Kata “Muhaimin” berasal dari kata “Haimana” yang berarti kekuasaan, pengawasan, dan kewenangan terhadap sesuatu (M Quraish Shihab, Tafsir Al-Misbah, Volume 3, 2004: 112). Yang dimaksud kata “kekuasaan” di sini adalah menguasai secara penuh berdasarkan keluasan ilmu-Nya. Sementara kata “kewenangan” yang dimaksudkan adalah memiliki kewenangan mutlak untuk melakukan tindakan sesuai dengan keluasaan ilmu-Nya, atau berarti juga memiliki kekuasaan menjaga secara mutlak sesuai dengan keluasan ilmu-Nya.

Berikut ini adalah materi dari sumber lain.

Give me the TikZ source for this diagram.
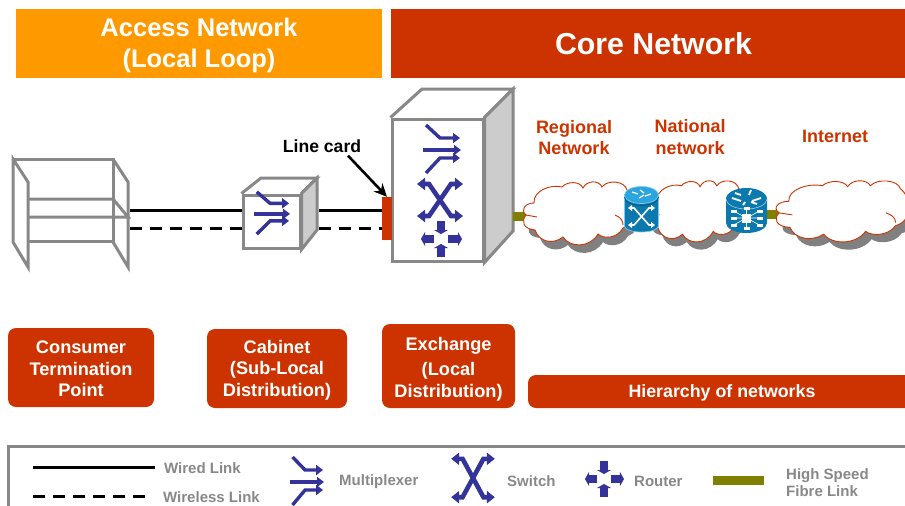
\documentclass[tikz,border=0pt]{standalone}
\usepackage{fontspec}
\setmainfont{Liberation Sans}
\usetikzlibrary{arrows.meta}
\definecolor{coreRed}{HTML}{CC3300}
\definecolor{accessOrange}{HTML}{FF9900}
\definecolor{iconBlue}{HTML}{333399}
\definecolor{fibreOlive}{HTML}{808000}
\definecolor{frameGray}{HTML}{888888}
\definecolor{sideGray}{HTML}{CCCCCC}
\definecolor{bodyBlue}{HTML}{0B78AE}
\definecolor{topBlue}{HTML}{2AA5E0}
\tikzstyle{banner}=[inner sep=0pt,text=white,align=center,font=\bfseries]
\tikzstyle{redbox}=[fill=coreRed,rounded corners=8pt,inner sep=0pt]
\tikzstyle{boxtext}=[inner sep=0pt,text=white,align=center,font=\fontsize{18.2}{21.5}\selectfont\bfseries]
\tikzstyle{redtext}=[text=coreRed,align=center,font=\fontsize{18}{21.5}\selectfont\bfseries]
\tikzstyle{keytext}=[text=frameGray,anchor=west,inner sep=0pt,align=left,font=\fontsize{15}{17}\selectfont\bfseries]
\tikzstyle{boxline}=[draw=frameGray,line width=3pt,line join=miter]
\tikzstyle{wiredlink}=[black,line width=3pt]
\tikzstyle{wirelesslink}=[black,line width=3pt,dash pattern=on 12pt off 8pt]
\tikzstyle{fibre}=[fibreOlive,line width=9pt]
\tikzstyle{symline}=[iconBlue,line width=3.4pt,-{Triangle[length=7pt,width=10pt]}]
\tikzstyle{symtwo}=[iconBlue,line width=4.6pt,{Triangle[length=8pt,width=12pt]}-{Triangle[length=8pt,width=12pt]}]
\tikzstyle{symfat}=[iconBlue,line width=8pt,-{Triangle[length=4pt,width=14pt]}]
\tikzstyle{whitearrow}=[white,line width=1.6pt,{Triangle[length=4pt,width=6pt]}-{Triangle[length=4pt,width=6pt]}]
\def\muxsym#1#2#3#4{\begin{scope}[shift={(#1,#2)},xscale=#3,yscale=#4]
    \draw[symline] (-15,-24) -- (-1,-11) -- (19,-11);
    \draw[symline] (-18,1) -- (20,1);
    \draw[symline] (-15,24) -- (-1,9) -- (19,9);
  \end{scope}}
\def\switchsym#1#2#3#4{\begin{scope}[shift={(#1,#2)},xscale=#3,yscale=#4]
    \draw[symtwo] (-23,-16) -- (-11,-16) -- (11,16) -- (23,16);
    \draw[symtwo] (-23,16) -- (-11,16) -- (11,-16) -- (23,-16);
  \end{scope}}
\def\routersym#1#2#3#4{\begin{scope}[shift={(#1,#2)},xscale=#3,yscale=#4]
    \draw[symfat] (0,-18) -- (0,-5);
    \draw[symfat] (0,18) -- (0,5);
    \draw[symfat] (-7,0) -- (-20,0);
    \draw[symfat] (7,0) -- (21,0);
  \end{scope}}
\def\cloudoutline{(-49,3) .. controls (-55,-2) and (-50,-9) .. (-41,-9)
    .. controls (-42,-21) and (-25,-28) .. (-13,-25)
    .. controls (-8,-31) and (5,-31) .. (8,-24)
    .. controls (12,-32) and (24,-32) .. (27,-25)
    .. controls (33,-33) and (50,-31) .. (52,-22)
    .. controls (62,-12) and (62,12) .. (48,16)
    .. controls (42,27) and (28,27) .. (23,22)
    .. controls (15,36) and (-5,36) .. (-12,25)
    .. controls (-22,33) and (-36,30) .. (-40,18)
    .. controls (-52,17) and (-54,9) .. (-49,3) -- cycle}
\def\cloudsym#1#2#3#4{\begin{scope}[shift={(#1,#2)},xscale=#3,yscale=#4]
    \fill[black!50,shift={(5,8)}] \cloudoutline;
    \draw[coreRed,line width=0.9pt,fill=white] \cloudoutline;
    \draw[coreRed,line width=0.9pt] (-49,3) -- (-38,5);
    \draw[coreRed,line width=0.9pt] (40,3) .. controls (45,5) and (48,8) .. (48,13);
  \end{scope}}
\begin{document}
\begin{tikzpicture}[x=1pt,y=-1pt]
  \useasboundingbox (0,0) rectangle (905,506);
  % banners
  \node[banner,fill=accessOrange,minimum width=366pt,minimum height=69pt] (access) at (199,43.5) {};
  \node[banner,font=\fontsize{25.5}{31}\selectfont\bfseries] (accesstext) at (199,45) {Access Network\\(Local Loop)};
  \node[banner,fill=coreRed,minimum width=525pt,minimum height=69pt,font=\fontsize{30.3}{36}\selectfont\bfseries] (core) at (653.5,43.5) {Core Network};
  % consumer shelf
  \draw[boxline] (13,159) -- (113,159) -- (113,242);
  \draw[boxline] (13,159) -- (28,182) -- (28,267) -- (13,242) -- cycle;
  \draw[boxline] (113,159) -- (128,182) -- (128,267) -- (113,242);
  \draw[boxline] (28,199) -- (113,199) -- (128,217) -- (28,217);
  \draw[boxline] (28,241) -- (113,241);
  \coordinate (shelfwire) at (130,210);
  \coordinate (shelfair) at (130,228);
  \coordinate (cabwire) at (319,210);
  \coordinate (cabair) at (319,228);
  % cabinet
  \node[boxline,fill=white,minimum width=57pt,minimum height=53pt,inner sep=0pt] (cabfront) at (271.5,221.5) {};
  \draw[boxline] (cabfront.north west) -- (261,178) -- (317,178) -- (cabfront.north east);
  \draw[boxline,fill=sideGray] (cabfront.north east) -- (317,178) -- (317,230) -- (cabfront.south east) -- cycle;
  \muxsym{271}{213}{0.95}{0.88}
  % exchange
  \node[boxline,fill=white,minimum width=91pt,minimum height=142pt,inner sep=0pt] (exchfront) at (437.5,190) {};
  \draw[boxline] (exchfront.north west) -- (422,89) -- (513,89) -- (exchfront.north east);
  \draw[boxline,fill=sideGray] (exchfront.north east) -- (513,89) -- (513,231) -- (exchfront.south east) -- cycle;
  \muxsym{441}{149}{1}{1}
  \switchsym{440}{200}{1}{1}
  \routersym{441}{239}{1}{1}
  \node[fill=coreRed,minimum width=10pt,minimum height=43pt,inner sep=0pt] (linecard) at (387,218.5) {};
  % links
  \draw[wiredlink] (shelfwire) -- (shelfwire -| cabfront.west);
  \draw[wirelesslink] (shelfair) -- (shelfair -| cabfront.west);
  \draw[wiredlink] (cabwire) -- (cabwire -| linecard.west);
  \draw[wirelesslink] (cabair) -- (cabair -| linecard.west);
  \node[inner sep=0pt,font=\fontsize{17.6}{20}\selectfont\bfseries] (cardtext) at (322,146) {Line card};
  \draw[black,line width=2.6pt,-{Stealth[length=13pt,width=12pt]}] ([xshift=26pt,yshift=-3pt]cardtext.south) -- (linecard.north);
  % networks
  \node[redtext] (regional) at (574,137.5) {Regional\\Network};
  \node[redtext] (national) at (690,137) {National\\network};
  \node[redtext] (internet) at (835,136) {Internet};
  \coordinate (exchfibre) at (513,216.5);
  \coordinate (regfibre) at (535,216.5);
  \coordinate (routerfibre) at (767,214.5);
  \coordinate (inetfibre) at (790,214.5);
  \draw[fibre] (exchfibre) -- (regfibre);
  \draw[fibre] (routerfibre) -- (inetfibre);
  \cloudsym{575}{212}{1}{1}
  \cloudsym{693}{210}{0.88}{0.97}
  \cloudsym{838}{210}{1.2}{0.97}
  % switch icon
  \fill[bodyBlue,draw=topBlue!60,line width=0.7pt] (624.5,195) -- (624.5,226) arc[start angle=180,end angle=360,x radius=17,y radius=-6] -- (658.5,195) -- cycle;
  \fill[topBlue,draw=topBlue!60!white,line width=0.7pt] (641.5,195) ellipse [x radius=17,y radius=8.5];
  \draw[bodyBlue!70!black,line width=0.8pt] (624.5,197) arc[start angle=180,end angle=360,x radius=17,y radius=-8.5];
  \draw[whitearrow] (628,208) -- (634,208) -- (649,225) -- (655,225);
  \draw[whitearrow] (628,225) -- (634,225) -- (649,208) -- (655,208);
  \draw[white,line width=1.2pt] (632,192) -- (638,194) (645,196) -- (651,194) (640,190) -- (644,193) (639,198) -- (644,195);
  % router icon
  \fill[bodyBlue] (726,199) -- (726,223) arc[start angle=180,end angle=360,x radius=20.5,y radius=-10] -- (767,199) arc[start angle=0,end angle=180,x radius=20.5,y radius=-11] -- cycle;
  \draw[white!70!bodyBlue,line width=0.5pt] (726,199) arc[start angle=180,end angle=360,x radius=20.5,y radius=-10];
  \draw[white,line width=1.8pt] (732,198) -- (741,201) (761,198) -- (752,201) (751,190) -- (749,195) (743,205) -- (745,202) (735,193) -- (741,195) (757,204) -- (751,202);
  \draw[white,line width=0.6pt] (746.5,218) -- +(-13,-7) (746.5,218) -- +(13,-7) (746.5,218) -- +(-13,0) (746.5,218) -- +(13,0) (746.5,218) -- +(-13,7) (746.5,218) -- +(13,7) (746.5,218) -- +(0,-10) (746.5,218) -- +(0,10);
  \fill[white] (742,213.5) rectangle (751,222.5);
  \foreach \a/\b in {-13/-7,13/-7,-13/0,13/0,-13/7,13/7,0/-10,0/10}
    \fill[white] (746.5+\a-3,218+\b-1.5) rectangle (746.5+\a+3,218+\b+1.5);
  % location boxes
  \node[redbox,minimum width=146pt,minimum height=79pt] (consumer) at (81,367.5) {};
  \node[boxtext] (consumertext) at (81,369) {Consumer\\Termination\\Point};
  \node[redbox,minimum width=140pt,minimum height=79pt] (cabinet) at (277,368.5) {};
  \node[boxtext] (cabinettext) at (277,370) {Cabinet\\(Sub-Local\\Distribution)};
  \node[redbox,minimum width=133pt,minimum height=84pt] (exchange) at (448.5,366) {};
  \node[boxtext] (exchangetext) at (448.5,369) {Exchange\\[4pt](Local\\Distribution)};
  \node[redbox,minimum width=388pt,minimum height=33pt] (hierarchy) at (722,391.5) {};
  \node[boxtext,font=\fontsize{17.8}{21.5}\selectfont\bfseries] (hierarchytext) at (722,393) {Hierarchy of networks};
  % legend
  \draw[boxline] (8,506) -- (8,446) -- (905,446);
  \coordinate (keywired) at (33,467);
  \coordinate (keywiredend) at (155,467);
  \coordinate (keyair) at (33,496);
  \coordinate (keyairend) at (147,496);
  \node[keytext] (wiredtext) at (164,468) {Wired Link};
  \node[keytext] (airtext) at (163,497) {Wireless Link};
  \draw[wiredlink] (keywired) -- (keywiredend);
  \draw[wirelesslink] (keyair) -- (keyairend);
  \muxsym{306}{481}{0.9}{1}
  \node[keytext] (muxtext) at (339,482) {Multiplexer};
  \switchsym{473}{478}{0.95}{1.2}
  \node[keytext] (switchtext) at (507,481) {Switch};
  \routersym{604}{479}{0.95}{1}
  \node[keytext] (routertext) at (634,481) {Router};
  \fill[fibreOlive] (713,476) rectangle (764,485);
  \node[keytext] (fibretext) at (786,483) {High Speed\\Fibre Link};
\end{tikzpicture}
\end{document}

Karena itu Dr Muhammad al-Tonjy (Al-Mu’jam al-Mufashal fi Tafsiri Gharibi al-Qur’ani al-Karimi, 2003: 498), memaknai kata “Muhaimin” ada 3 pengertian, yaitu menyaksikan, mengawasi, dan menjaga. Jadi Allah SwT memiliki sifat khusus di mata makhluk-Nya, yaitu senantiasa menyaksikan (yang kelihatan dan yang ghaib), senantiasa mengawasi (yang kelihatan dan yang tersembunyi), dan menjaga (agar makhluk-Nya tetap lurus dan selamat). Tegasnya, Allah bersifat “Al-Muhaimin”.